Job -
Exclude the pictures, then copy all remaining records exactly.
----------
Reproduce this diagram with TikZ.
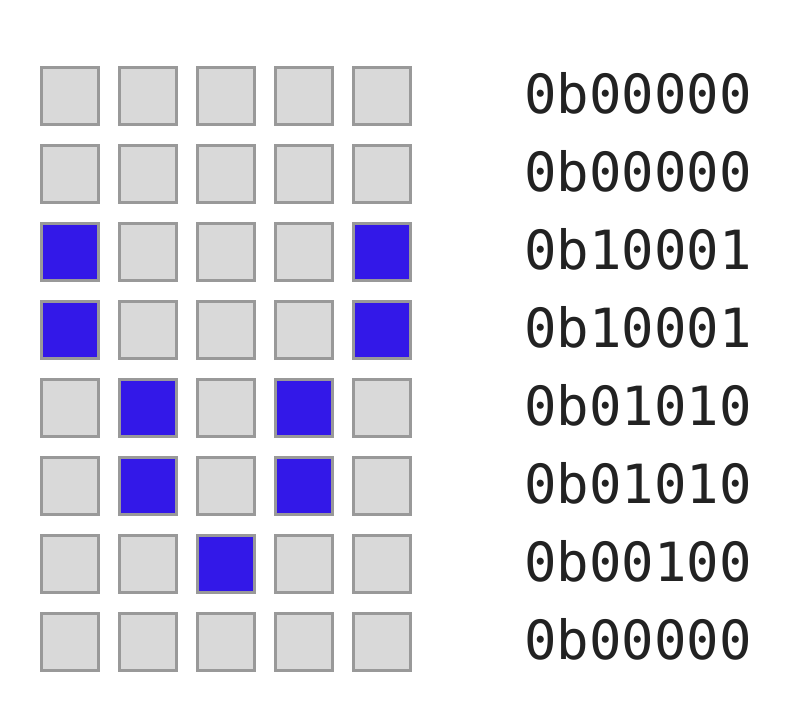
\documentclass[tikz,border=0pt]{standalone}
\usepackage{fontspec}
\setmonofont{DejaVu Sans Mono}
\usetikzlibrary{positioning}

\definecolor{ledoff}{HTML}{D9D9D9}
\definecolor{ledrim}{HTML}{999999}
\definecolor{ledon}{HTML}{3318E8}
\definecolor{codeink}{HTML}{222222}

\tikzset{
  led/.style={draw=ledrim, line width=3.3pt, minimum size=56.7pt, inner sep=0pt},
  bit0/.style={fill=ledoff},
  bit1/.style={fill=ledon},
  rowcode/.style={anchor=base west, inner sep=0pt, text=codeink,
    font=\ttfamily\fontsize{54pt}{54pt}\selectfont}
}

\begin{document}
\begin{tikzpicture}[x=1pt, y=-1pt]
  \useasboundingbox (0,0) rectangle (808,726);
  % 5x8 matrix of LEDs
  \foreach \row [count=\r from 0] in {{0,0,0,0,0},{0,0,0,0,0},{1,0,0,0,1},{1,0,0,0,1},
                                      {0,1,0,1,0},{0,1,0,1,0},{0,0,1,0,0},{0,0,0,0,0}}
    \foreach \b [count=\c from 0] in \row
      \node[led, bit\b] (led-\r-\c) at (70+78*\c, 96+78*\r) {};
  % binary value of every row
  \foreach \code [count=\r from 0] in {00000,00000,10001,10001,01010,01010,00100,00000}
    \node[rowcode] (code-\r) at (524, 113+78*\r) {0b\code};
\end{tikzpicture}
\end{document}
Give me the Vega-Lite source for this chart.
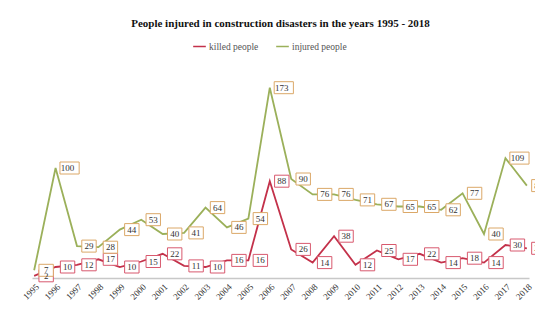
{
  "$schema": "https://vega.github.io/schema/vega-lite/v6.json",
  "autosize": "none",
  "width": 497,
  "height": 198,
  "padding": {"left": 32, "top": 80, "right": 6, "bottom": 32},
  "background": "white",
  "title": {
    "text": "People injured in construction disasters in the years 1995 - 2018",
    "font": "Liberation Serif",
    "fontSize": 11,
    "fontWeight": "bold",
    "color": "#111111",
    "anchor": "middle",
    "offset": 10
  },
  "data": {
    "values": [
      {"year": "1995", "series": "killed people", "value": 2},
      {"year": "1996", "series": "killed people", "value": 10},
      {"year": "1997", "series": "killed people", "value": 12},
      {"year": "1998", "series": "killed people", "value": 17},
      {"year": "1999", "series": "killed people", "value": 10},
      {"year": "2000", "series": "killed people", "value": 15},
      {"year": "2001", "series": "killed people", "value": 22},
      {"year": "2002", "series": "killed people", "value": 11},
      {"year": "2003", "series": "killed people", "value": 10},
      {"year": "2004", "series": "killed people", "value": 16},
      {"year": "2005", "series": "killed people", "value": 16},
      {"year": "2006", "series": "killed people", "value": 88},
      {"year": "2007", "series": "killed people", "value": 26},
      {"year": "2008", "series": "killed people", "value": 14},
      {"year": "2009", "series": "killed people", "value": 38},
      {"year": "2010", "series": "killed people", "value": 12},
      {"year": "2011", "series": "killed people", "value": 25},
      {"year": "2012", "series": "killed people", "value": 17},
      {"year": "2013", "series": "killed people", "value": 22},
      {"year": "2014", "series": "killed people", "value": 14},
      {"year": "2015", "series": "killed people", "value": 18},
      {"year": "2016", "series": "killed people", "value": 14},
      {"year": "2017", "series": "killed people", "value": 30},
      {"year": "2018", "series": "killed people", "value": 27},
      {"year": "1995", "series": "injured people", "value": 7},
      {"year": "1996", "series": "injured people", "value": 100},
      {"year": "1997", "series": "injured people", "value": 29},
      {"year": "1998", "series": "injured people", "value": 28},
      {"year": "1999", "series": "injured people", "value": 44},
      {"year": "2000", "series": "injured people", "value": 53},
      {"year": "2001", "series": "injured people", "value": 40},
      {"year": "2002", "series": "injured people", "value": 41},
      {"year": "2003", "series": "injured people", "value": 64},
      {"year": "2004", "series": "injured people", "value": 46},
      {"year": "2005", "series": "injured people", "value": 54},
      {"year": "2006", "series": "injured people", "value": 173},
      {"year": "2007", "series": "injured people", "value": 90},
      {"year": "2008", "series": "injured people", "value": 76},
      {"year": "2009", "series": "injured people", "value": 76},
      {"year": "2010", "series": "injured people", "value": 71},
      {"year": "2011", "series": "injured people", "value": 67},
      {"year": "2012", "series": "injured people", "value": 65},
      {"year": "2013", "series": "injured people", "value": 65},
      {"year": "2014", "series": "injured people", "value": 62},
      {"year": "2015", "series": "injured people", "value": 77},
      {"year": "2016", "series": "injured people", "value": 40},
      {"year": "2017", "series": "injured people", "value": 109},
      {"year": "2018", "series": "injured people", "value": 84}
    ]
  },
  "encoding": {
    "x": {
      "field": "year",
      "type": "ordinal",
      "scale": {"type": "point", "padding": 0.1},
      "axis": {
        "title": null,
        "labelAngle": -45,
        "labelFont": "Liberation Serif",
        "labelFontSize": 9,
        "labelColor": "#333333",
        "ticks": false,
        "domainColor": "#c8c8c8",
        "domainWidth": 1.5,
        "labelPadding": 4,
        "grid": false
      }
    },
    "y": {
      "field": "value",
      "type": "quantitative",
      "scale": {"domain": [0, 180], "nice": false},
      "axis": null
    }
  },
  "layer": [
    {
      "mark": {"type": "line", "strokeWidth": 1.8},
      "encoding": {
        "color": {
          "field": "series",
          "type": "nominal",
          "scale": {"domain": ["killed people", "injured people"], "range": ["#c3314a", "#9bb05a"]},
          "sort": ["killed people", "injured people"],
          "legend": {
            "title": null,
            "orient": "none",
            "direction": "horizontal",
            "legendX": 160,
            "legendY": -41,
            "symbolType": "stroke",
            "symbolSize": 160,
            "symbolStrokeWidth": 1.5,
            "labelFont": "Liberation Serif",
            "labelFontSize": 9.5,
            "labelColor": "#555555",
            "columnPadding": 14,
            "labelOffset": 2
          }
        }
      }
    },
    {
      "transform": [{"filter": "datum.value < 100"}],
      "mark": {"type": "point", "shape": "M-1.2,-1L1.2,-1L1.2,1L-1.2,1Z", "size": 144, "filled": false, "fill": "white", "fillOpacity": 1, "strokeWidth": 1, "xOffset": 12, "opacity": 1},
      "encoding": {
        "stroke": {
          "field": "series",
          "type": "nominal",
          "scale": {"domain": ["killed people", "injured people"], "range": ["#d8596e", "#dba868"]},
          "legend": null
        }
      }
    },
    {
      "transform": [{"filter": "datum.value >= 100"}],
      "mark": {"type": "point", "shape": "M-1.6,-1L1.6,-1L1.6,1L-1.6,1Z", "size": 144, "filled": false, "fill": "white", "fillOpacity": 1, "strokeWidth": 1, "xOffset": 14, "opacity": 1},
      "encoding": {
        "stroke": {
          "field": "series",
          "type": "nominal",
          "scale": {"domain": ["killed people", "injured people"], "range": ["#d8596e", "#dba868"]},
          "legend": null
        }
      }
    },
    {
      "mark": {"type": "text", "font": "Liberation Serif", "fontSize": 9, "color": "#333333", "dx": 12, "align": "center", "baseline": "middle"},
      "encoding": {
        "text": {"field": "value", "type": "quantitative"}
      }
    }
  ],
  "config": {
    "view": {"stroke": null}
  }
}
----------
Result of this exercise -
Reproduce this diagram with TikZ.
\documentclass[tikz,border=0pt]{standalone}
\usepackage{fontspec}
\setmonofont{DejaVu Sans Mono}
\usetikzlibrary{positioning}

\definecolor{ledoff}{HTML}{D9D9D9}
\definecolor{ledrim}{HTML}{999999}
\definecolor{ledon}{HTML}{3318E8}
\definecolor{codeink}{HTML}{222222}

\tikzset{
  led/.style={draw=ledrim, line width=3.3pt, minimum size=56.7pt, inner sep=0pt},
  bit0/.style={fill=ledoff},
  bit1/.style={fill=ledon},
  rowcode/.style={anchor=base west, inner sep=0pt, text=codeink,
    font=\ttfamily\fontsize{54pt}{54pt}\selectfont}
}

\begin{document}
\begin{tikzpicture}[x=1pt, y=-1pt]
  \useasboundingbox (0,0) rectangle (808,726);
  % 5x8 matrix of LEDs
  \foreach \row [count=\r from 0] in {{0,0,0,0,0},{0,0,0,0,0},{1,0,0,0,1},{1,0,0,0,1},
                                      {0,1,0,1,0},{0,1,0,1,0},{0,0,1,0,0},{0,0,0,0,0}}
    \foreach \b [count=\c from 0] in \row
      \node[led, bit\b] (led-\r-\c) at (70+78*\c, 96+78*\r) {};
  % binary value of every row
  \foreach \code [count=\r from 0] in {00000,00000,10001,10001,01010,01010,00100,00000}
    \node[rowcode] (code-\r) at (524, 113+78*\r) {0b\code};
\end{tikzpicture}
\end{document}
Give me the Vega-Lite source for this chart.
{
  "$schema": "https://vega.github.io/schema/vega-lite/v6.json",
  "autosize": "none",
  "width": 497,
  "height": 198,
  "padding": {"left": 32, "top": 80, "right": 6, "bottom": 32},
  "background": "white",
  "title": {
    "text": "People injured in construction disasters in the years 1995 - 2018",
    "font": "Liberation Serif",
    "fontSize": 11,
    "fontWeight": "bold",
    "color": "#111111",
    "anchor": "middle",
    "offset": 10
  },
  "data": {
    "values": [
      {"year": "1995", "series": "killed people", "value": 2},
      {"year": "1996", "series": "killed people", "value": 10},
      {"year": "1997", "series": "killed people", "value": 12},
      {"year": "1998", "series": "killed people", "value": 17},
      {"year": "1999", "series": "killed people", "value": 10},
      {"year": "2000", "series": "killed people", "value": 15},
      {"year": "2001", "series": "killed people", "value": 22},
      {"year": "2002", "series": "killed people", "value": 11},
      {"year": "2003", "series": "killed people", "value": 10},
      {"year": "2004", "series": "killed people", "value": 16},
      {"year": "2005", "series": "killed people", "value": 16},
      {"year": "2006", "series": "killed people", "value": 88},
      {"year": "2007", "series": "killed people", "value": 26},
      {"year": "2008", "series": "killed people", "value": 14},
      {"year": "2009", "series": "killed people", "value": 38},
      {"year": "2010", "series": "killed people", "value": 12},
      {"year": "2011", "series": "killed people", "value": 25},
      {"year": "2012", "series": "killed people", "value": 17},
      {"year": "2013", "series": "killed people", "value": 22},
      {"year": "2014", "series": "killed people", "value": 14},
      {"year": "2015", "series": "killed people", "value": 18},
      {"year": "2016", "series": "killed people", "value": 14},
      {"year": "2017", "series": "killed people", "value": 30},
      {"year": "2018", "series": "killed people", "value": 27},
      {"year": "1995", "series": "injured people", "value": 7},
      {"year": "1996", "series": "injured people", "value": 100},
      {"year": "1997", "series": "injured people", "value": 29},
      {"year": "1998", "series": "injured people", "value": 28},
      {"year": "1999", "series": "injured people", "value": 44},
      {"year": "2000", "series": "injured people", "value": 53},
      {"year": "2001", "series": "injured people", "value": 40},
      {"year": "2002", "series": "injured people", "value": 41},
      {"year": "2003", "series": "injured people", "value": 64},
      {"year": "2004", "series": "injured people", "value": 46},
      {"year": "2005", "series": "injured people", "value": 54},
      {"year": "2006", "series": "injured people", "value": 173},
      {"year": "2007", "series": "injured people", "value": 90},
      {"year": "2008", "series": "injured people", "value": 76},
      {"year": "2009", "series": "injured people", "value": 76},
      {"year": "2010", "series": "injured people", "value": 71},
      {"year": "2011", "series": "injured people", "value": 67},
      {"year": "2012", "series": "injured people", "value": 65},
      {"year": "2013", "series": "injured people", "value": 65},
      {"year": "2014", "series": "injured people", "value": 62},
      {"year": "2015", "series": "injured people", "value": 77},
      {"year": "2016", "series": "injured people", "value": 40},
      {"year": "2017", "series": "injured people", "value": 109},
      {"year": "2018", "series": "injured people", "value": 84}
    ]
  },
  "encoding": {
    "x": {
      "field": "year",
      "type": "ordinal",
      "scale": {"type": "point", "padding": 0.1},
      "axis": {
        "title": null,
        "labelAngle": -45,
        "labelFont": "Liberation Serif",
        "labelFontSize": 9,
        "labelColor": "#333333",
        "ticks": false,
        "domainColor": "#c8c8c8",
        "domainWidth": 1.5,
        "labelPadding": 4,
        "grid": false
      }
    },
    "y": {
      "field": "value",
      "type": "quantitative",
      "scale": {"domain": [0, 180], "nice": false},
      "axis": null
    }
  },
  "layer": [
    {
      "mark": {"type": "line", "strokeWidth": 1.8},
      "encoding": {
        "color": {
          "field": "series",
          "type": "nominal",
          "scale": {"domain": ["killed people", "injured people"], "range": ["#c3314a", "#9bb05a"]},
          "sort": ["killed people", "injured people"],
          "legend": {
            "title": null,
            "orient": "none",
            "direction": "horizontal",
            "legendX": 160,
            "legendY": -41,
            "symbolType": "stroke",
            "symbolSize": 160,
            "symbolStrokeWidth": 1.5,
            "labelFont": "Liberation Serif",
            "labelFontSize": 9.5,
            "labelColor": "#555555",
            "columnPadding": 14,
            "labelOffset": 2
          }
        }
      }
    },
    {
      "transform": [{"filter": "datum.value < 100"}],
      "mark": {"type": "point", "shape": "M-1.2,-1L1.2,-1L1.2,1L-1.2,1Z", "size": 144, "filled": false, "fill": "white", "fillOpacity": 1, "strokeWidth": 1, "xOffset": 12, "opacity": 1},
      "encoding": {
        "stroke": {
          "field": "series",
          "type": "nominal",
          "scale": {"domain": ["killed people", "injured people"], "range": ["#d8596e", "#dba868"]},
          "legend": null
        }
      }
    },
    {
      "transform": [{"filter": "datum.value >= 100"}],
      "mark": {"type": "point", "shape": "M-1.6,-1L1.6,-1L1.6,1L-1.6,1Z", "size": 144, "filled": false, "fill": "white", "fillOpacity": 1, "strokeWidth": 1, "xOffset": 14, "opacity": 1},
      "encoding": {
        "stroke": {
          "field": "series",
          "type": "nominal",
          "scale": {"domain": ["killed people", "injured people"], "range": ["#d8596e", "#dba868"]},
          "legend": null
        }
      }
    },
    {
      "mark": {"type": "text", "font": "Liberation Serif", "fontSize": 9, "color": "#333333", "dx": 12, "align": "center", "baseline": "middle"},
      "encoding": {
        "text": {"field": "value", "type": "quantitative"}
      }
    }
  ],
  "config": {
    "view": {"stroke": null}
  }
}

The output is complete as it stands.